Why Are You Angry? 1896 by Paul Gauguin
The structure and compositional rhythm of Gauguin's paintings tend in two directions. On the one hand he employs the fluid curve, reinforcing the lines of bending figures with background areas having similar continuous
contours; on the other he uses a frieze-like form built around rhythmic horizontals and verticals.
The clarity of the Egyptian technique, its rhythmic alternation of bodily contour and intervening space, its unifying harmony of proportion which allowed him both the "mystery" of which he was so fond, and a grace without
softness, all these appealed to the painter's sense of style.

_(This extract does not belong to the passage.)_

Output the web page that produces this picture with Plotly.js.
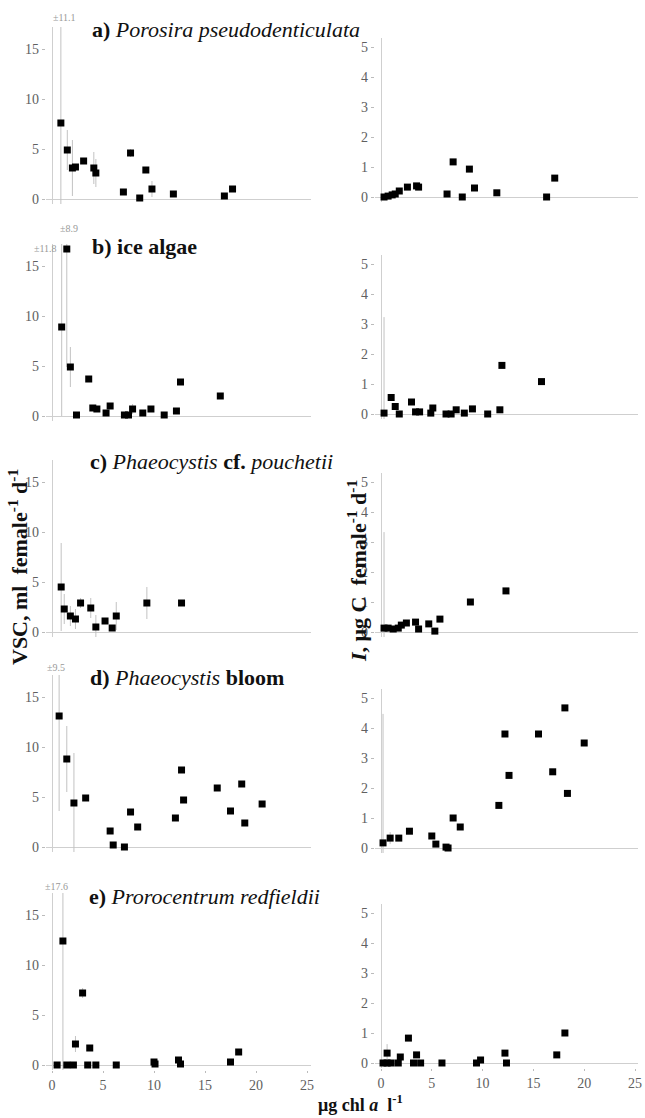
<!DOCTYPE html>
<html>
<head>
<meta charset="utf-8">
<script src="https://cdn.plot.ly/plotly-3.0.1.min.js"></script>
<style>html,body{margin:0;padding:0;background:#fff;}#chart{width:645px;height:1118px;}</style>
</head>
<body>
<div id="chart"></div>
<script>
// ---------- data ----------
const xTicks = [0, 5, 10, 15, 20, 25];
const leftYTicks = [0, 5, 10, 15];
const rightYTicks = [0, 1, 2, 3, 4, 5];

const panelTitles = [
  "<b>a) </b><i>Porosira pseudodenticulata</i>",
  "<b>b) ice algae</b>",
  "<b>c) </b><i>Phaeocystis</i><b> cf. </b><i>pouchetii</i>",
  "<b>d) </b><i>Phaeocystis</i><b> bloom</b>",
  "<b>e) </b><i>Prorocentrum redfieldii</i>"
];
const errorLabels = ["±11.1", "±8.9", "±11.8", "±9.5", "±17.6"];

// a) Porosira pseudodenticulata
const aLx = [0.87, 1.5, 2.0, 2.3, 3.1, 4.1, 4.3, 7.0, 7.7, 8.6, 9.2, 9.8, 11.9, 16.9, 17.7];
const aLy = [7.6, 4.9, 3.1, 3.2, 3.8, 3.1, 2.6, 0.7, 4.6, 0.1, 2.9, 1.0, 0.5, 0.3, 1.0];
const aLe = [11.1, 2.0, 2.8, 0, 0, 1.6, 1.4, 0, 0.4, 0, 0, 0.8, 0, 0, 0];
const aRx = [0.3, 0.7, 1.1, 1.4, 1.8, 2.6, 3.5, 3.7, 6.5, 7.1, 8.0, 8.7, 9.2, 11.4, 16.3, 17.1];
const aRy = [0.0, 0.03, 0.07, 0.1, 0.2, 0.33, 0.37, 0.33, 0.1, 1.17, 0.0, 0.93, 0.3, 0.14, 0.0, 0.63];
const aRe = [0, 0, 0, 0, 0, 0, 0, 0, 0, 0, 0, 0, 0, 0, 0, 0];

// b) ice algae
const bLx = [0.95, 1.45, 1.8, 2.4, 3.6, 4.0, 4.4, 5.3, 5.7, 7.1, 7.5, 7.9, 8.9, 9.7, 11.0, 12.2, 12.6, 16.5];
const bLy = [8.9, 16.7, 4.9, 0.1, 3.7, 0.8, 0.7, 0.3, 1.0, 0.1, 0.1, 0.7, 0.3, 0.7, 0.1, 0.5, 3.4, 2.0];
const bLe = [8.9, 11.8, 2.0, 0, 0, 0, 0, 0, 0, 0, 0, 0.5, 0, 0, 0, 0, 0, 0];
const bRx = [0.3, 1.0, 1.4, 1.8, 3.0, 3.4, 3.8, 4.9, 5.1, 6.4, 6.9, 7.4, 8.2, 9.0, 10.5, 11.7, 11.9, 15.8];
const bRy = [0.03, 0.55, 0.25, 0.0, 0.4, 0.07, 0.07, 0.03, 0.2, 0.0, 0.0, 0.14, 0.03, 0.17, 0.0, 0.14, 1.62, 1.08];
const bRe = [3.2, 0, 0, 0, 0, 0, 0, 0, 0, 0, 0, 0, 0, 0, 0, 0, 0, 0];

// c) Phaeocystis cf. pouchetii
const cLx = [0.9, 1.2, 1.8, 2.3, 2.8, 3.8, 4.3, 5.2, 5.9, 6.3, 9.3, 12.7];
const cLy = [4.5, 2.3, 1.6, 1.3, 2.9, 2.4, 0.5, 1.1, 0.4, 1.6, 2.9, 2.9];
const cLe = [4.4, 1.5, 1.0, 1.0, 0.5, 1.0, 1.2, 0, 0, 1.4, 1.6, 0];
const cRx = [0.3, 0.7, 1.2, 1.7, 2.0, 2.5, 3.4, 3.7, 4.7, 5.3, 5.8, 8.8, 12.3];
const cRy = [0.13, 0.13, 0.1, 0.13, 0.23, 0.3, 0.33, 0.1, 0.27, 0.03, 0.43, 1.0, 1.37];
const cRe = [3.2, 0, 0, 0, 0, 0, 0, 0, 0, 0, 0, 0, 0];

// d) Phaeocystis bloom
const dLx = [0.7, 1.45, 2.15, 3.3, 5.7, 6.0, 7.1, 7.7, 8.4, 12.1, 12.7, 12.9, 16.2, 17.5, 18.6, 18.9, 20.6];
const dLy = [13.1, 8.8, 4.4, 4.9, 1.6, 0.2, 0.0, 3.5, 2.0, 2.9, 7.7, 4.7, 5.9, 3.6, 6.3, 2.4, 4.3];
const dLe = [9.5, 3.3, 5.0, 0, 0, 0, 0, 0, 0, 0, 0, 0, 0, 0, 0, 0, 0];
const dRx = [0.2, 0.9, 1.75, 2.8, 5.0, 5.4, 6.4, 6.6, 7.1, 7.8, 11.6, 12.2, 12.6, 15.5, 16.9, 18.1, 18.35, 20.0];
const dRy = [0.17, 0.33, 0.33, 0.56, 0.4, 0.13, 0.03, 0.0, 1.0, 0.7, 1.42, 3.8, 2.42, 3.8, 2.54, 4.67, 1.82, 3.5];
const dRe = [4.3, 0.2, 0, 0, 0, 0, 0, 0, 0, 0, 0, 0, 0, 0, 0, 0, 0, 0];

// e) Prorocentrum redfieldii
const eLx = [0.5, 1.07, 1.45, 2.1, 2.3, 3.0, 3.5, 3.7, 4.3, 6.3, 10.0, 10.1, 12.4, 12.6, 17.5, 18.3];
const eLy = [0, 12.4, 0, 0, 2.1, 7.2, 0, 1.7, 0, 0, 0.3, 0.1, 0.5, 0.1, 0.3, 1.3];
const eLe = [0, 17.6, 0, 0, 0.8, 0.5, 0, 0, 0, 0, 0, 0, 0, 0, 0, 0];
const eRx = [0.2, 0.6, 0.6, 1.0, 1.7, 1.9, 2.7, 3.2, 3.5, 3.9, 6.0, 9.4, 9.8, 12.2, 12.35, 17.3, 18.1];
const eRy = [0, 0, 0.33, 0, 0, 0.2, 0.83, 0, 0.27, 0, 0, 0, 0.1, 0.33, 0, 0.27, 1.0];
const eRe = [0, 0, 0.3, 0, 0, 0, 0, 0, 0, 0, 0, 0, 0, 0, 0, 0, 0];

const panels = [
  [aLx, aLy, aLe, aRx, aRy, aRe],
  [bLx, bLy, bLe, bRx, bRy, bRe],
  [cLx, cLy, cLe, cRx, cRy, cRe],
  [dLx, dLy, dLe, dRx, dRy, dRe],
  [eLx, eLy, eLe, eRx, eRy, eRe]
];

// ---------- layout geometry ----------
const W = 645, H = 1118;
const px = v => v / W;
const py = v => 1 - v / H;
const leftZero = [199, 416, 632, 847, 1065];
const rightZero = [197, 414, 632, 848, 1063];
const LYR = [-0.5, 17.2], LYS = 10;      // px per unit
const RYR = [-0.17, 5.3], RYS = 30;
const LXR = [-0.6, 25.4], LX0 = 52, LXS = 10.2;
const RXR = [-0.6, 25.3], RX0 = 381, RXS = 10.16;

const serif = "Liberation Serif, Times New Roman, serif";
const tickFont = {family: serif, size: 14, color: "#606060"};
const traces = [];
const layout = {
  width: W, height: H,
  margin: {l: 0, r: 0, t: 0, b: 0},
  paper_bgcolor: "#fff", plot_bgcolor: "rgba(0,0,0,0)",
  showlegend: false,
  annotations: []
};

function addAxes(idx, xr, x0, xs, yr, y0, ys, yticks, showX) {
  const xname = idx === 1 ? "xaxis" : "xaxis" + idx;
  const yname = idx === 1 ? "yaxis" : "yaxis" + idx;
  const xl = x0 + xr[0] * xs, xh = x0 + xr[1] * xs;
  const yb = y0 - yr[0] * ys, yt = y0 - yr[1] * ys;
  layout[xname] = {
    domain: [px(xl), Math.min(1, px(xh))], range: xr, anchor: "y" + idx,
    tickvals: xTicks, showticklabels: showX, ticks: showX ? "outside" : "",
    ticklen: 2, tickcolor: "#bbb", tickfont: tickFont, ticklabeloverflow: "allow",
    showgrid: false, showline: false, zeroline: true,
    zerolinecolor: "#cfcfcf", zerolinewidth: 1, fixedrange: true
  };
  layout[yname] = {
    domain: [py(yb), py(yt)], range: yr, anchor: "x" + idx,
    tickvals: yticks, ticks: "outside", ticklen: 3, tickcolor: "#bbb",
    tickfont: tickFont, showgrid: false, showline: false, zeroline: true,
    zerolinecolor: "#cfcfcf", zerolinewidth: 1, fixedrange: true
  };
}

panels.forEach((p, r) => {
  const iL = r * 2 + 1, iR = r * 2 + 2;
  const bottom = r === 4;
  addAxes(iL, LXR, LX0, LXS, LYR, leftZero[r], LYS, leftYTicks, bottom);
  addAxes(iR, RXR, RX0, RXS, RYR, rightZero[r], RYS, rightYTicks, bottom);
  [[p[0], p[1], p[2], iL], [p[3], p[4], p[5], iR]].forEach(([x, y, e, i]) => {
    traces.push({
      type: "scatter", mode: "markers", x: x, y: y,
      xaxis: "x" + i, yaxis: "y" + i,
      marker: {symbol: "square", size: 7, color: "#000"},
      error_y: {type: "data", array: e, visible: true, color: "#c2c2c2", thickness: 1, width: 0},
      hoverinfo: "x+y"
    });
  });
});

// panel titles
const titlePos = [[90, 30], [90, 246], [88, 461], [88, 677], [87, 896]];
panelTitles.forEach((t, i) => {
  layout.annotations.push({
    xref: "paper", yref: "paper", x: px(titlePos[i][0]), y: py(titlePos[i][1]),
    xanchor: "left", yanchor: "middle", text: t, showarrow: false,
    font: {family: serif, size: 22, color: "#111"}
  });
});

// error value labels
const errPos = [[64, 17], [69, 228], [45, 248], [56, 667], [56, 886]];
errorLabels.forEach((t, i) => {
  layout.annotations.push({
    xref: "paper", yref: "paper", x: px(errPos[i][0]), y: py(errPos[i][1]),
    xanchor: "center", yanchor: "middle", text: t, showarrow: false,
    font: {family: serif, size: 10, color: "#999"}
  });
});

// axis titles
layout.annotations.push({
  xref: "paper", yref: "paper", x: px(18), y: py(567), xanchor: "center", yanchor: "middle",
  textangle: -90, showarrow: false,
  text: "<b>VSC, ml  female<sup>-1</sup> d<sup>-1</sup></b>",
  font: {family: serif, size: 22, color: "#111"}
});
layout.annotations.push({
  xref: "paper", yref: "paper", x: px(357), y: py(571), xanchor: "center", yanchor: "middle",
  textangle: -90, showarrow: false,
  text: "<b><i>I</i>, μg C  female<sup>-1</sup> d<sup>-1</sup></b>",
  font: {family: serif, size: 22, color: "#111"}
});
layout.annotations.push({
  xref: "paper", yref: "paper", x: px(361), y: py(1103), xanchor: "center", yanchor: "middle",
  showarrow: false,
  text: "<b>μg chl <i>a</i>  l<sup>-1</sup></b>",
  font: {family: serif, size: 18, color: "#111"}
});

Plotly.newPlot("chart", traces, layout, {staticPlot: true, displayModeBar: false});
</script>
</body>
</html>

In this picture there are the repeated verticals of the houses, the trees, and the figures, giving rise to lines so related that they carry the eye across the canvas, lending it breadth and amplitude. And there are also the horizontals that start at the lower right and carry back into the distance. The feet, the glance, the whole pose of the foreground figure, the green patches in the red earth, the yellow surface of the house wall, and the smaller house in the distance, all establish planes at intervals that measure a deep space. Unlike so many of Gauguin's paintings where space is denied, or only suggested, this picture, with its contrast of solid and void, its conscious presentation of a spatial continuum that both binds and separates the elements within it, is of a classic conception that both Paul Cezanne and Seurat would have understood.